Collected material
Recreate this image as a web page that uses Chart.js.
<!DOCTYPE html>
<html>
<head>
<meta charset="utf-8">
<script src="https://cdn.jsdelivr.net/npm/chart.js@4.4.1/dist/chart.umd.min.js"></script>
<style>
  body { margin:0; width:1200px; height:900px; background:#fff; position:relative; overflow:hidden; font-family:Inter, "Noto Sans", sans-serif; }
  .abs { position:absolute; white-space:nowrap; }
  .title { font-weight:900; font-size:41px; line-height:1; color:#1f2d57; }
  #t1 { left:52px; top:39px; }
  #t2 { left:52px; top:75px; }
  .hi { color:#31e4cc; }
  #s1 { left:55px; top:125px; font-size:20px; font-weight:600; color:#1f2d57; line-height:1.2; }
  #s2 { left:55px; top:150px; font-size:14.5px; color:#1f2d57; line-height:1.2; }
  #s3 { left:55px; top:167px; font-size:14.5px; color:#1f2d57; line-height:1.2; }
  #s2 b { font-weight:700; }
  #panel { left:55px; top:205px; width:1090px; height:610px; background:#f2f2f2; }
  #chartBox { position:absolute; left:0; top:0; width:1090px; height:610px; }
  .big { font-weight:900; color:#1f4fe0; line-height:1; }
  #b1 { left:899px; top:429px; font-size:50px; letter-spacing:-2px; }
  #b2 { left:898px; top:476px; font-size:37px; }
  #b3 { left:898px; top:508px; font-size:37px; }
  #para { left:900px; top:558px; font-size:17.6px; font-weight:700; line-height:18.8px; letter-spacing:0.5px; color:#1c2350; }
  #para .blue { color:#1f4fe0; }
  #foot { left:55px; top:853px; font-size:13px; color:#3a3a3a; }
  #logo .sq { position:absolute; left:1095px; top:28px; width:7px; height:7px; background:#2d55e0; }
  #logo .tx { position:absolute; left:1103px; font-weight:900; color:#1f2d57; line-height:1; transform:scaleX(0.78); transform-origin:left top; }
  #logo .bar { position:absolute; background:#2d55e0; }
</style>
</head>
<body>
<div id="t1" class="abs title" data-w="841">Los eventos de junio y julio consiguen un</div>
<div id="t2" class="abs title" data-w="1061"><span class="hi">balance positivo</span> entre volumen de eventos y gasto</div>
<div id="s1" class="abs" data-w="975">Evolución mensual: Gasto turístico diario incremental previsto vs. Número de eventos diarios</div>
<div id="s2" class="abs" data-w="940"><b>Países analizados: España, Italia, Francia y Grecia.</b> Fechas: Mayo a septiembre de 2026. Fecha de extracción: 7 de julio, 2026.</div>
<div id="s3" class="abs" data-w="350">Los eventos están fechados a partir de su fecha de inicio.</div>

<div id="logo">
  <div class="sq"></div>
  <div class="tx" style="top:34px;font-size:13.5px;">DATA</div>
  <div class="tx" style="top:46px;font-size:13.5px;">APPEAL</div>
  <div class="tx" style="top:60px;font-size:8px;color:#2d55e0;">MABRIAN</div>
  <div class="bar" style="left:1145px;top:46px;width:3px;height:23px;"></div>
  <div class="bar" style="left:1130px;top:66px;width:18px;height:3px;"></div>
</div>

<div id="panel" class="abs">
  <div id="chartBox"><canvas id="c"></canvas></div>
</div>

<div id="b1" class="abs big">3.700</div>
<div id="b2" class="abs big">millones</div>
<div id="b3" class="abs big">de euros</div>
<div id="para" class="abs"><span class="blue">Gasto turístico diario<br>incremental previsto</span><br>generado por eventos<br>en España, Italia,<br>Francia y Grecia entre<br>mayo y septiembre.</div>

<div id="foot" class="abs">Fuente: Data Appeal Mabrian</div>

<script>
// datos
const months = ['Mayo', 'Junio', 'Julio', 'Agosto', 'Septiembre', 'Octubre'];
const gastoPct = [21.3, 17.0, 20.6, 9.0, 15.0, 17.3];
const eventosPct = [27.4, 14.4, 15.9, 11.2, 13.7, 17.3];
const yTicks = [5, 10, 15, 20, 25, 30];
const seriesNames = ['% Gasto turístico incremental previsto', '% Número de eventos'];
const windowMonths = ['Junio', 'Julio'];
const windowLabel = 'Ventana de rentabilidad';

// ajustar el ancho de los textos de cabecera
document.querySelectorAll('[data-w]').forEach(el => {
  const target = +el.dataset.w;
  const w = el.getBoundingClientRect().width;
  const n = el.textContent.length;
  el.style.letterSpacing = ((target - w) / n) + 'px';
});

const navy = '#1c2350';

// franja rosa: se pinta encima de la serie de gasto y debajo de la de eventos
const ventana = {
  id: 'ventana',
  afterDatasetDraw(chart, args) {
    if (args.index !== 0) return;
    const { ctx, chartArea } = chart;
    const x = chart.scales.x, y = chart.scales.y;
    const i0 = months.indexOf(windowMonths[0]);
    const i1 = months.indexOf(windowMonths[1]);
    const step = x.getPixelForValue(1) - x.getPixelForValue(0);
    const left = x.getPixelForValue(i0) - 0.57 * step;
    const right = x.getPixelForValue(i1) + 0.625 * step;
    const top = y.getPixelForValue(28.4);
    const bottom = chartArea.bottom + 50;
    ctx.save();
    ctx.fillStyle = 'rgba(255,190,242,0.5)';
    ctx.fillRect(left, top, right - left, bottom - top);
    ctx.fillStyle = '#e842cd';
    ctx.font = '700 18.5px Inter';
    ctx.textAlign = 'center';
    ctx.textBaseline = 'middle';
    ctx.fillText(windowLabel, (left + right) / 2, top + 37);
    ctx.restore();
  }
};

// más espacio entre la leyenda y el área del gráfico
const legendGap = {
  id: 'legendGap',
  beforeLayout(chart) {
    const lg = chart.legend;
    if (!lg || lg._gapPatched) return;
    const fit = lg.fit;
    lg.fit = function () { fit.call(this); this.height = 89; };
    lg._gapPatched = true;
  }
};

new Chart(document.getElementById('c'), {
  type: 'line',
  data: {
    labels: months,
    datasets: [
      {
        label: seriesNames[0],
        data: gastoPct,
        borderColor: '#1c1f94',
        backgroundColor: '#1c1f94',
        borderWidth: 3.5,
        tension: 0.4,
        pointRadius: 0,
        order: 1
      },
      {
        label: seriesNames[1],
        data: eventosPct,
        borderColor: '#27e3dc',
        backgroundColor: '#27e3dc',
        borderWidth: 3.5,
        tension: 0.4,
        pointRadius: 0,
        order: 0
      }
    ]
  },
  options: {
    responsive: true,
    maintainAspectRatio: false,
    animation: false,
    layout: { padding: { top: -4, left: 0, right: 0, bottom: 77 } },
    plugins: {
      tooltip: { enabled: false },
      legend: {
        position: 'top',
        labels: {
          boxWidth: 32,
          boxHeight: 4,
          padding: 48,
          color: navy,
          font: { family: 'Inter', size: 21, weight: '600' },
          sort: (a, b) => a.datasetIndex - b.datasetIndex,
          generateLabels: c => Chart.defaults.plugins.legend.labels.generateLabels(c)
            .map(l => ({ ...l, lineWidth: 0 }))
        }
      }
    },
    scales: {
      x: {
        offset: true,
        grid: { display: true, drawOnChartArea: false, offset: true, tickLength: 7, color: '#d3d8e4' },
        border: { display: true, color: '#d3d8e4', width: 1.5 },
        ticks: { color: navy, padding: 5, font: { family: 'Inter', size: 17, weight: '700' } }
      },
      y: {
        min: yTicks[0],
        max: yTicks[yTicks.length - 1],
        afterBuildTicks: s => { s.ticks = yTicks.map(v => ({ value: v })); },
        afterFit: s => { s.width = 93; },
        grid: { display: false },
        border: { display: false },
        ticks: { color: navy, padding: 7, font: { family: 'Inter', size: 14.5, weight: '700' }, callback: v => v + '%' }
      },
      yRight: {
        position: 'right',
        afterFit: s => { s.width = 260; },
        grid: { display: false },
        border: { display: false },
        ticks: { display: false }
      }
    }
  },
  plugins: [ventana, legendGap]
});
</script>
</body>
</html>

Task
Give back the whole listing, word for word.

Exercise result
Recreate this image as a web page that uses Chart.js.
<!DOCTYPE html>
<html>
<head>
<meta charset="utf-8">
<script src="https://cdn.jsdelivr.net/npm/chart.js@4.4.1/dist/chart.umd.min.js"></script>
<style>
  body { margin:0; width:1200px; height:900px; background:#fff; position:relative; overflow:hidden; font-family:Inter, "Noto Sans", sans-serif; }
  .abs { position:absolute; white-space:nowrap; }
  .title { font-weight:900; font-size:41px; line-height:1; color:#1f2d57; }
  #t1 { left:52px; top:39px; }
  #t2 { left:52px; top:75px; }
  .hi { color:#31e4cc; }
  #s1 { left:55px; top:125px; font-size:20px; font-weight:600; color:#1f2d57; line-height:1.2; }
  #s2 { left:55px; top:150px; font-size:14.5px; color:#1f2d57; line-height:1.2; }
  #s3 { left:55px; top:167px; font-size:14.5px; color:#1f2d57; line-height:1.2; }
  #s2 b { font-weight:700; }
  #panel { left:55px; top:205px; width:1090px; height:610px; background:#f2f2f2; }
  #chartBox { position:absolute; left:0; top:0; width:1090px; height:610px; }
  .big { font-weight:900; color:#1f4fe0; line-height:1; }
  #b1 { left:899px; top:429px; font-size:50px; letter-spacing:-2px; }
  #b2 { left:898px; top:476px; font-size:37px; }
  #b3 { left:898px; top:508px; font-size:37px; }
  #para { left:900px; top:558px; font-size:17.6px; font-weight:700; line-height:18.8px; letter-spacing:0.5px; color:#1c2350; }
  #para .blue { color:#1f4fe0; }
  #foot { left:55px; top:853px; font-size:13px; color:#3a3a3a; }
  #logo .sq { position:absolute; left:1095px; top:28px; width:7px; height:7px; background:#2d55e0; }
  #logo .tx { position:absolute; left:1103px; font-weight:900; color:#1f2d57; line-height:1; transform:scaleX(0.78); transform-origin:left top; }
  #logo .bar { position:absolute; background:#2d55e0; }
</style>
</head>
<body>
<div id="t1" class="abs title" data-w="841">Los eventos de junio y julio consiguen un</div>
<div id="t2" class="abs title" data-w="1061"><span class="hi">balance positivo</span> entre volumen de eventos y gasto</div>
<div id="s1" class="abs" data-w="975">Evolución mensual: Gasto turístico diario incremental previsto vs. Número de eventos diarios</div>
<div id="s2" class="abs" data-w="940"><b>Países analizados: España, Italia, Francia y Grecia.</b> Fechas: Mayo a septiembre de 2026. Fecha de extracción: 7 de julio, 2026.</div>
<div id="s3" class="abs" data-w="350">Los eventos están fechados a partir de su fecha de inicio.</div>

<div id="logo">
  <div class="sq"></div>
  <div class="tx" style="top:34px;font-size:13.5px;">DATA</div>
  <div class="tx" style="top:46px;font-size:13.5px;">APPEAL</div>
  <div class="tx" style="top:60px;font-size:8px;color:#2d55e0;">MABRIAN</div>
  <div class="bar" style="left:1145px;top:46px;width:3px;height:23px;"></div>
  <div class="bar" style="left:1130px;top:66px;width:18px;height:3px;"></div>
</div>

<div id="panel" class="abs">
  <div id="chartBox"><canvas id="c"></canvas></div>
</div>

<div id="b1" class="abs big">3.700</div>
<div id="b2" class="abs big">millones</div>
<div id="b3" class="abs big">de euros</div>
<div id="para" class="abs"><span class="blue">Gasto turístico diario<br>incremental previsto</span><br>generado por eventos<br>en España, Italia,<br>Francia y Grecia entre<br>mayo y septiembre.</div>

<div id="foot" class="abs">Fuente: Data Appeal Mabrian</div>

<script>
// datos
const months = ['Mayo', 'Junio', 'Julio', 'Agosto', 'Septiembre', 'Octubre'];
const gastoPct = [21.3, 17.0, 20.6, 9.0, 15.0, 17.3];
const eventosPct = [27.4, 14.4, 15.9, 11.2, 13.7, 17.3];
const yTicks = [5, 10, 15, 20, 25, 30];
const seriesNames = ['% Gasto turístico incremental previsto', '% Número de eventos'];
const windowMonths = ['Junio', 'Julio'];
const windowLabel = 'Ventana de rentabilidad';

// ajustar el ancho de los textos de cabecera
document.querySelectorAll('[data-w]').forEach(el => {
  const target = +el.dataset.w;
  const w = el.getBoundingClientRect().width;
  const n = el.textContent.length;
  el.style.letterSpacing = ((target - w) / n) + 'px';
});

const navy = '#1c2350';

// franja rosa: se pinta encima de la serie de gasto y debajo de la de eventos
const ventana = {
  id: 'ventana',
  afterDatasetDraw(chart, args) {
    if (args.index !== 0) return;
    const { ctx, chartArea } = chart;
    const x = chart.scales.x, y = chart.scales.y;
    const i0 = months.indexOf(windowMonths[0]);
    const i1 = months.indexOf(windowMonths[1]);
    const step = x.getPixelForValue(1) - x.getPixelForValue(0);
    const left = x.getPixelForValue(i0) - 0.57 * step;
    const right = x.getPixelForValue(i1) + 0.625 * step;
    const top = y.getPixelForValue(28.4);
    const bottom = chartArea.bottom + 50;
    ctx.save();
    ctx.fillStyle = 'rgba(255,190,242,0.5)';
    ctx.fillRect(left, top, right - left, bottom - top);
    ctx.fillStyle = '#e842cd';
    ctx.font = '700 18.5px Inter';
    ctx.textAlign = 'center';
    ctx.textBaseline = 'middle';
    ctx.fillText(windowLabel, (left + right) / 2, top + 37);
    ctx.restore();
  }
};

// más espacio entre la leyenda y el área del gráfico
const legendGap = {
  id: 'legendGap',
  beforeLayout(chart) {
    const lg = chart.legend;
    if (!lg || lg._gapPatched) return;
    const fit = lg.fit;
    lg.fit = function () { fit.call(this); this.height = 89; };
    lg._gapPatched = true;
  }
};

new Chart(document.getElementById('c'), {
  type: 'line',
  data: {
    labels: months,
    datasets: [
      {
        label: seriesNames[0],
        data: gastoPct,
        borderColor: '#1c1f94',
        backgroundColor: '#1c1f94',
        borderWidth: 3.5,
        tension: 0.4,
        pointRadius: 0,
        order: 1
      },
      {
        label: seriesNames[1],
        data: eventosPct,
        borderColor: '#27e3dc',
        backgroundColor: '#27e3dc',
        borderWidth: 3.5,
        tension: 0.4,
        pointRadius: 0,
        order: 0
      }
    ]
  },
  options: {
    responsive: true,
    maintainAspectRatio: false,
    animation: false,
    layout: { padding: { top: -4, left: 0, right: 0, bottom: 77 } },
    plugins: {
      tooltip: { enabled: false },
      legend: {
        position: 'top',
        labels: {
          boxWidth: 32,
          boxHeight: 4,
          padding: 48,
          color: navy,
          font: { family: 'Inter', size: 21, weight: '600' },
          sort: (a, b) => a.datasetIndex - b.datasetIndex,
          generateLabels: c => Chart.defaults.plugins.legend.labels.generateLabels(c)
            .map(l => ({ ...l, lineWidth: 0 }))
        }
      }
    },
    scales: {
      x: {
        offset: true,
        grid: { display: true, drawOnChartArea: false, offset: true, tickLength: 7, color: '#d3d8e4' },
        border: { display: true, color: '#d3d8e4', width: 1.5 },
        ticks: { color: navy, padding: 5, font: { family: 'Inter', size: 17, weight: '700' } }
      },
      y: {
        min: yTicks[0],
        max: yTicks[yTicks.length - 1],
        afterBuildTicks: s => { s.ticks = yTicks.map(v => ({ value: v })); },
        afterFit: s => { s.width = 93; },
        grid: { display: false },
        border: { display: false },
        ticks: { color: navy, padding: 7, font: { family: 'Inter', size: 14.5, weight: '700' }, callback: v => v + '%' }
      },
      yRight: {
        position: 'right',
        afterFit: s => { s.width = 260; },
        grid: { display: false },
        border: { display: false },
        ticks: { display: false }
      }
    }
  },
  plugins: [ventana, legendGap]
});
</script>
</body>
</html>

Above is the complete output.